Comparison of Solar Radiation Torque and Power Generation of Deployable Solar Panel Configurations on Nanosatellites

Round 1

Reviewer 1 Report

Summary

This work compares three different 3U CubeSat deployable panels configurations in function of the solar radiation torques and power production. A detailed model for radiation pressure is presented and a simulation framework is introduced. A second part of the paper focuses on the three configurations behaviour: for each one, torques are calculated for one year of operations and varying inclination, at a fixed altitude of about 400 km.

Broad comments

The paper is well written and well organized. A clear introduction describes the problem and how it is addressed in the paper. The first parts, dedicated to radiation pressure and astrodynamics models, is highly detailed (see dedicated comments). Simulation results are clearly presented.

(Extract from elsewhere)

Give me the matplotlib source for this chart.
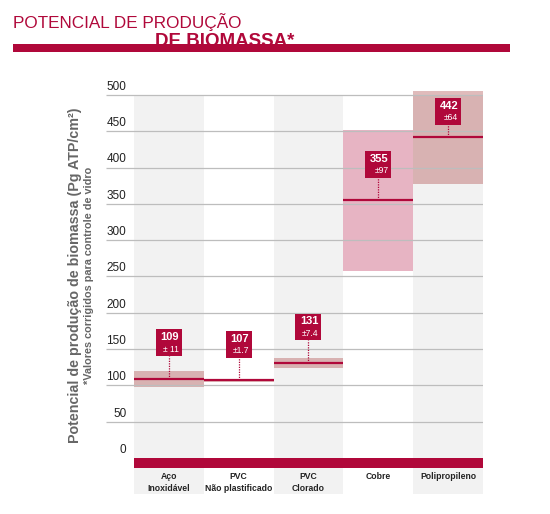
import matplotlib
matplotlib.use("Agg")
from matplotlib import pyplot as plt
from matplotlib.patches import Rectangle

plt.rcParams["font.family"] = ["Liberation Sans", "DejaVu Sans"]

# data
categories = ["Aço\nInoxidável", "PVC\nNão plastificado", "PVC\nClorado", "Cobre", "Polipropileno"]
means = [109, 107, 131, 355, 442]
errors = [11, 1.7, 7.4, 97, 64]
error_labels = ["± 11", "±1.7", "±7.4", "±97", "±64"]
yticks = [0, 50, 100, 150, 200, 250, 300, 350, 400, 450, 500]

RED = "#b0083a"
GRAY_BG = "#f2f2f2"
shaded = [True, False, True, False, True]
band_colors = ["#a83c3c", "#a83c3c", "#a83c3c", RED, "#a83c3c"]
band_alpha = [0.35, 0.35, 0.35, 0.3, 0.35]
box_gap = [31, 31, 31, 31, 17]  # room between mean line and label box

fig = plt.figure(figsize=(5.5, 5.14), dpi=100)
ax = fig.add_axes([106 / 550, 1 - 494.3 / 514, 377 / 550, (494.3 - 87.7) / 514])
ax.set_xlim(-0.9, 4.5)
ax.set_ylim(-50, 510)
ax.axis("off")

# column backgrounds
for i, on in enumerate(shaded):
    if on:
        ax.add_patch(Rectangle((i - 0.5, -50), 1, 550, color=GRAY_BG, lw=0, zorder=0))

# gridlines + tick labels
for v in yticks:
    if v > 0:
        ax.hlines(v, -0.9, 4.5, color="#bdbdbd", lw=0.9, zorder=3)
    ax.text(-0.61, v + 3, str(v), ha="right", va="bottom", fontsize=8.5, color="#222222")

# bands, mean lines, label boxes
bw, bh = 0.372, 37
for i, (m, e) in enumerate(zip(means, errors)):
    ax.add_patch(Rectangle((i - 0.5, m - e), 1, 2 * e, color=band_colors[i],
                           alpha=band_alpha[i], lw=0, zorder=2))
    ax.hlines(m, i - 0.5, i + 0.5, color=RED, lw=1.6, zorder=4)
    b0 = m + box_gap[i]
    ax.vlines(i, m, b0, color=RED, lw=0.9, linestyles=(0, (1, 1)), zorder=4)
    ax.add_patch(Rectangle((i - bw / 2, b0), bw, bh, color=RED, lw=0, zorder=5))
    ax.text(i + bw / 2 - 0.04, b0 + bh - 11, str(m), ha="right", va="center",
            fontsize=8, fontweight="bold", color="white", zorder=6)
    ax.text(i + bw / 2 - 0.04, b0 + 10, error_labels[i], ha="right", va="center",
            fontsize=6.2, color="white", zorder=6)

# red base bar and category names
ax.add_patch(Rectangle((-0.5, -14), 5, 14, color=RED, lw=0, zorder=5))
for i, c in enumerate(categories):
    ax.text(i, -19, c, ha="center", va="top", fontsize=6.2, fontweight="bold",
            color="#222222", linespacing=1.45)

# axis titles
fig.text(75 / 550, 1 - 275 / 514, "Potencial de produção de biomassa (Pg ATP/cm²)",
         rotation=90, ha="center", va="center", fontsize=10.3, fontweight="bold", color="#666666")
fig.text(89 / 550, 1 - 275 / 514, "*Valores corrigidos para controle de vidro",
         rotation=90, ha="center", va="center", fontsize=7.8, fontweight="bold", color="#666666")

# header
fig.text(13 / 550, 1 - 28 / 514, "POTENCIAL DE PRODUÇÃO", ha="left", va="baseline",
         fontsize=12.3, color=RED)
fig.text(155 / 550, 1 - 46 / 514, "DE BIOMASSA*", ha="left", va="baseline",
         fontsize=13.5, fontweight="bold", color=RED)
fig.add_artist(Rectangle((12.7 / 550, 1 - 52.3 / 514), (510 - 12.7) / 550, 8 / 514,
                         color=RED, lw=0, transform=fig.transFigure, zorder=10))

fig.savefig("out.png", dpi=100)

I warmly recommend adding a short section before conclusions to comment the simulation results. With a couple of paragraphs it would be possible to summarize the main findings and perform a more structured comparison among the proposed configurations. In particular, it would be interesting to introduce some comparison parameters such as the ratio between average or peak torques and average produced power, to better define the configuration performance. A further advancement would be to compare the radiation pressure torques with other disturbances, to better understand the required control torque to maintain the proposed attitude: another interesting parameter would be the ratio between average control torque and produced power.

In general, the quality of this work is good. I would conclude that this paper would require only minor reviews. In the next list, some other minor suggestions/opinions:

1.       There is no detail in the paper on view factors: are they automatically calculated by the simulation software? They are fundamental in defining shadow effects and the contribution of albedo and Earth radiation.

2.       On page 4, line 115, panels thickness is estimated in 30 mm with no references. This value seems particularly high, considering CubeSat size; I wonder if values around 3-5 mm would be more plausible.

3.       Page 6, line 190, I cannot find where the coefficient rho_p is introduced. Is might be a typo with rho_E.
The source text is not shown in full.